Jean Watt remembered as grassroots activist, councilwoman and friend
Few can imagine today’s Newport Beach without Jean Watt.
“We used to joke that Jean was our queen. Whatever she wanted you to do, you couldn’t say no to Jean,” said Susan Skinner, herself a community activist and the daughter of Nancy Skinner, who ran Watt’s 1988 campaign for the Newport Beach City Council and was one of Watt’s closest friends.
“If she asked you, ‘Would you be the captain for this neighborhood?’ The only answer was yes,” Susan Skinner recalled.
Watt died Sunday at her Newport Beach home at the age of 96.
In 1974, she was one of two founding members of Stop Polluting Our Newport, now known as Still Protecting Our Newport and by its original acronym. She was also a co-founder of the Friends of Harbors, Beaches and Parks and is credited with spearheading the 1985 settlement agreement between the county of Orange, the city of Newport Beach and the Airport Working Group, which, among other items, required John Wayne Airport to change its behaviors around noise and establish an annual passenger cap.
She was also the founder for the Friends of the Newport Beach Animal Shelter, a member of the City Council from 1988 to 1996 and, most recently, a founding member of the fledgling Newport Beach Housing Trust, which hopes to help facilitate affordable housing in the city in such a way that is a good fit for the community.
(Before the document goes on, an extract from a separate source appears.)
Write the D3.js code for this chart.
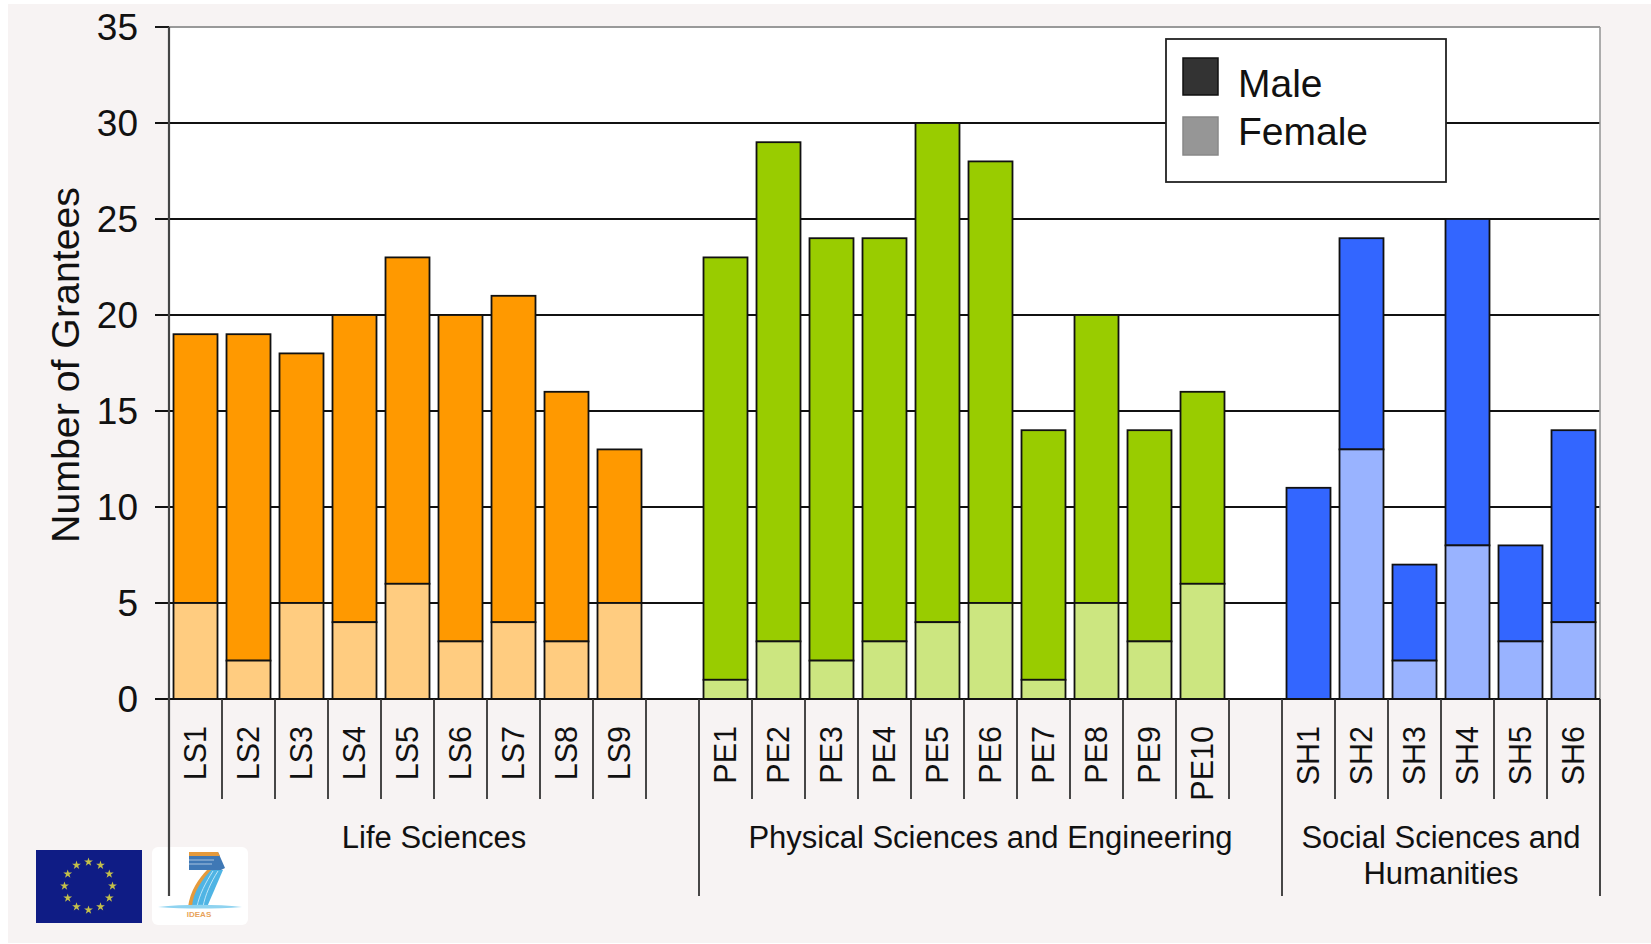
<!DOCTYPE html>
<html>
<head>
<meta charset="utf-8">
<script src="https://cdn.jsdelivr.net/npm/d3@7"></script>
<style>
  html, body { margin: 0; padding: 0; background: #fff; }
  svg { display: block; }
  text { font-family: "Liberation Sans", Arial, sans-serif; fill: #111; }
</style>
</head>
<body>
<div id="chart"></div>
<script>
// data
const lsCategories = ["LS1", "LS2", "LS3", "LS4", "LS5", "LS6", "LS7", "LS8", "LS9"];
const peCategories = ["PE1", "PE2", "PE3", "PE4", "PE5", "PE6", "PE7", "PE8", "PE9", "PE10"];
const shCategories = ["SH1", "SH2", "SH3", "SH4", "SH5", "SH6"];

const lsTotal = [19, 19, 18, 20, 23, 20, 21, 16, 13];
const lsFemale = [5, 2, 5, 4, 6, 3, 4, 3, 5];
const peTotal = [23, 29, 24, 24, 30, 28, 14, 20, 14, 16];
const peFemale = [1, 3, 2, 3, 4, 5, 1, 5, 3, 6];
const shTotal = [11, 24, 7, 25, 8, 14];
const shFemale = [0, 13, 2, 8, 3, 4];

const yTicks = [0, 5, 10, 15, 20, 25, 30, 35];
const groupNames = [["Life Sciences"], ["Physical Sciences and Engineering"], ["Social Sciences and", "Humanities"]];
const legendLabels = ["Male", "Female"];
const legendColors = ["#333333", "#969696"];

const groups = [
    { cats: lsCategories, total: lsTotal, female: lsFemale, male: "#ff9900", light: "#ffcc80" },
    { cats: peCategories, total: peTotal, female: peFemale, male: "#99cc00", light: "#cce680" },
    { cats: shCategories, total: shTotal, female: shFemale, male: "#3366ff", light: "#99b3ff" }
];

const W = 1651, H = 944;
const margin = { top: 27, right: 51, bottom: 245, left: 169 };
const plotW = W - margin.left - margin.right,
    plotH = H - margin.top - margin.bottom;

const svg = d3.select("#chart").append("svg")
    .attr("width", W)
    .attr("height", H);

// page background, the picture has a thin white edge top and left
svg.append("rect").attr("x", 8).attr("y", 4).attr("width", W - 8).attr("height", H - 5).attr("fill", "#f7f3f3");

const g = svg.append("g").attr("transform", "translate(" + margin.left + "," + margin.top + ")");

// two blank slots keep the groups apart
const slots = [...lsCategories, "gap1", ...peCategories, "gap2", ...shCategories];
const x = d3.scaleBand().domain(slots).range([0, plotW]).paddingInner(0.17).paddingOuter(0.085);
const y = d3.scaleLinear().domain([0, 35]).range([plotH, 0]);
const step = x.step();

g.append("rect").attr("width", plotW).attr("height", plotH).attr("fill", "#fff");

// gridlines and left ticks
const yAxis = g.append("g")
    .call(d3.axisLeft(y).tickValues(yTicks).tickSize(0).tickPadding(31).tickFormat(d3.format("d")));
yAxis.select(".domain").remove();
yAxis.selectAll("text").style("font-size", "37px").attr("dy", "0.34em");

g.selectAll("line.grid")
    .data(yTicks)
    .enter()
    .append("line")
    .attr("class", "grid")
    .attr("x1", -14)
    .attr("x2", plotW)
    .attr("y1", d => y(d))
    .attr("y2", d => y(d))
    .attr("stroke", d => d === 35 ? "#999" : "#111")
    .attr("stroke-width", 1.9);
g.append("line").attr("x1", -14).attr("x2", 0).attr("y1", y(35)).attr("y2", y(35)).attr("stroke", "#111").attr("stroke-width", 1.9);

// right border
g.append("line").attr("x1", plotW).attr("x2", plotW).attr("y1", 0).attr("y2", plotH).attr("stroke", "#999").attr("stroke-width", 1.6);

// bars, female at the bottom and male stacked on top
groups.forEach(group => {
    const rows = group.cats.map((c, i) => ({ cat: c, total: group.total[i], female: group.female[i] }));

    g.selectAll("rect.male-" + group.cats[0])
        .data(rows)
        .enter()
        .append("rect")
        .attr("class", "male-" + group.cats[0])
        .attr("x", d => x(d.cat))
        .attr("y", d => y(d.total))
        .attr("width", x.bandwidth())
        .attr("height", d => y(d.female) - y(d.total))
        .attr("fill", group.male)
        .attr("stroke", "#111")
        .attr("stroke-width", 1.8);

    g.selectAll("rect.female-" + group.cats[0])
        .data(rows.filter(d => d.female > 0))
        .enter()
        .append("rect")
        .attr("class", "female-" + group.cats[0])
        .attr("x", d => x(d.cat))
        .attr("y", d => y(d.female))
        .attr("width", x.bandwidth())
        .attr("height", d => y(0) - y(d.female))
        .attr("fill", group.light)
        .attr("stroke", "#111")
        .attr("stroke-width", 1.8);
});

// redraw the baseline over the bars
g.append("line").attr("x1", -14).attr("x2", plotW).attr("y1", plotH).attr("y2", plotH).attr("stroke", "#111").attr("stroke-width", 2);

// multi level x axis, labels read upward and line up at their top end
const bottomAxis = g.append("g")
    .attr("transform", "translate(0," + plotH + ")")
    .call(d3.axisBottom(x).tickValues(slots.filter(s => !s.startsWith("gap"))).tickSize(0).tickFormat(d => d));
bottomAxis.select(".domain").remove();
bottomAxis.selectAll("text")
    .attr("transform", "translate(0,27)rotate(-90)")
    .attr("x", 0)
    .attr("y", 0)
    .attr("dy", "0.36em")
    .style("text-anchor", "end")
    .style("font-size", "30.5px");

// short ticks after each category, long ones at group edges
const shortEdges = [], longEdges = [0];
let pos = 0;
groups.forEach((group, i) => {
    group.cats.forEach(() => { pos += 1; shortEdges.push(pos); });
    if (i < groups.length - 1) { pos += 1; longEdges.push(pos); }
});
longEdges.push(slots.length);

g.selectAll("line.short")
    .data(shortEdges.filter(d => d < slots.length))
    .enter()
    .append("line")
    .attr("class", "short")
    .attr("x1", d => d * step)
    .attr("x2", d => d * step)
    .attr("y1", plotH)
    .attr("y2", plotH + 100)
    .attr("stroke", "#333")
    .attr("stroke-width", 1.8);

g.selectAll("line.long")
    .data(longEdges)
    .enter()
    .append("line")
    .attr("class", "long")
    .attr("x1", d => d * step)
    .attr("x2", d => d * step)
    .attr("y1", d => d === 0 ? 0 : plotH)
    .attr("y2", plotH + 197)
    .attr("stroke", (d, i) => i === 0 ? "#444" : "#333")
    .attr("stroke-width", (d, i) => i === 0 ? 2.2 : 1.8);

// group names sit in the middle of the span between the long ticks
groupNames.forEach((lines, i) => {
    const mid = (longEdges[i] + longEdges[i + 1]) / 2 * step;
    lines.forEach((line, j) => {
        g.append("text")
            .attr("x", mid)
            .attr("y", plotH + 149 + j * 36)
            .attr("text-anchor", "middle")
            .style("font-size", "31px")
            .text(line);
    });
});

// y title
svg.append("text")
    .attr("transform", "translate(79,365)rotate(-90)")
    .attr("text-anchor", "middle")
    .style("font-size", "39.3px")
    .text("Number of Grantees");

// legend
const legend = svg.append("g");
legend.append("rect").attr("x", 1166).attr("y", 39).attr("width", 280).attr("height", 143)
    .attr("fill", "#fff").attr("stroke", "#222").attr("stroke-width", 1.8);
legendLabels.forEach((label, i) => {
    legend.append("rect")
        .attr("x", 1183)
        .attr("y", i === 0 ? 58 : 117)
        .attr("width", 35)
        .attr("height", i === 0 ? 37 : 38)
        .attr("fill", legendColors[i])
        .attr("stroke", i === 0 ? "#111" : "#888")
        .attr("stroke-width", 1.5);
    legend.append("text")
        .attr("x", 1238)
        .attr("y", i === 0 ? 97 : 145)
        .style("font-size", "39px")
        .text(label);
});

// EU flag
const flag = svg.append("g");
flag.append("rect").attr("x", 36).attr("y", 850).attr("width", 106).attr("height", 73).attr("fill", "#0f1c85");
const star = d3.symbol().type(d3.symbolStar).size(24);
d3.range(12).forEach(i => {
    const a = i * Math.PI / 6;
    flag.append("path")
        .attr("d", star())
        .attr("transform", "translate(" + (88.5 + 24 * Math.sin(a)) + "," + (886 - 24 * Math.cos(a)) + ")")
        .attr("fill", "#c4c04a");
});

// FP7 logo
const logo = svg.append("g");
logo.append("rect").attr("x", 152).attr("y", 847).attr("width", 96).attr("height", 78).attr("rx", 6).attr("fill", "#fff");
logo.append("line").attr("x1", 169).attr("x2", 169).attr("y1", 847).attr("y2", 896).attr("stroke", "#444").attr("stroke-width", 2.2);
logo.append("path").attr("d", "M189 852H218L225 868L221 870H189Z").attr("fill", "#3f78b5");
logo.append("path").attr("d", "M189 852H218L220 856H189Z").attr("fill", "#e59a3c");
logo.append("path").attr("d", "M189 860H214M189 864H212").attr("stroke", "#a9c4e0").attr("stroke-width", 1);
logo.append("path").attr("d", "M209 870L223 870L207 907H191C192 892 200 879 209 870Z").attr("fill", "#4fb4e4");
logo.append("path").attr("d", "M197 907C199 895 206 882 213 871M203 907C205 895 211 882 218 871").attr("fill", "none").attr("stroke", "#bfe5f7").attr("stroke-width", 1);
logo.append("path").attr("d", "M188 907C190 891 199 878 207 870L211 870C203 879 193 891 192 907Z").attr("fill", "#e59a3c");
logo.append("path").attr("d", "M158 907C185 904 215 904 242 907C215 909 185 909 158 907Z").attr("fill", "#8fd3f0");
logo.append("text").attr("x", 199).attr("y", 917).attr("text-anchor", "middle").style("font-size", "8px").style("font-weight", "bold").style("fill", "#e8a35a").text("IDEAS");
</script>
</body>
</html>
Watt was born and raised in Pasadena but spent her summers in and around Newport Beach. She and her husband, James, would later move full time to the city in 1953, where she’s been ever since. Her husband died in 1992.
Activist and SPON member Nancy Scarbrough said she’s learned more and more about Watt’s impact since her death as more articles have been published about her many contributions. She and Watt became acquainted about five or six years ago.
Scarbrough and both Skinners noted what they described as Watt’s unique ability to bring people together to work on the same cause, a skill that Scarbrough said people called “Watting.”
“You didn’t know you were going to be walking into a meeting and then coming out of it with signs and a new position, but you’d be happy about it,” Scarbrough said on Thursday. “She wasn’t forcing people to do things they didn’t want to … and she did it in a really gentle way. It wasn’t aggressive at all. It was just something in her demeanor that made it a very pleasant experience. She was just asking.”
One of Watt’s greatest skills, Scarbrough said, was her ability to sit down in a room full of people with opposing viewpoints on a topic and, after listening, manage to provide an organized, thoughtful and achievable plan that no one else in the room knew could exist.
Nancy Skinner said Watt had excellent organizational skills and knew what it was that she wanted to accomplish.
“I’ve known Jean for probably 60 years and she’s one of my best friends all these years,” Nancy said. “Honestly, she did her homework. She’d always research and study things, and she’d never come to anything unprepared.”
Councilman Erik Weigand said he met Watt when he was still serving on the Planning Commission. He grew up in Newport Beach, and had heard about Watt through her efforts with the Newport Beach Animal Shelter. He described her loss as one for the entire city. Weigand said he visited her a few months ago to talk about the Newport Beach Housing Trust and hear her ideas.
“She had some great ideas and the fact that ... we’re sitting at her dining room table and her, knowing that she’s in her 90s, is pretty neat. That’s a pretty cool thing to have somebody that you could talk to in those terms, and she was always just so nice and respectful, and even though you disagreed with her on certain things — and there were things I disagreed with her on — you could walk through it and you could approach her and there wasn’t animosity,” Weigand said.
He said Watt had a talent for grassroots activism, and he appreciated her ability to do the work but never seemed to want to take credit for any of it.
Scarbrough said Watt had a great love for the Girl Scouts of the USA, jigsaw puzzles and “Jeopardy!” When she last saw Watt on the Thursday before her death, the two had planned to have lunch together the following Wednesday. When Scarbrough suggested meeting up on Monday, she said Watt batted away the suggestion, saying that she had a bridge game to play.
“She never really slowed down,” Scarbrough said.
There are no immediate plans for a memorial service or celebration of life, but Weigand said that the next Newport Beach City Council meeting on April 25 will be adjourned in Watt’s memory.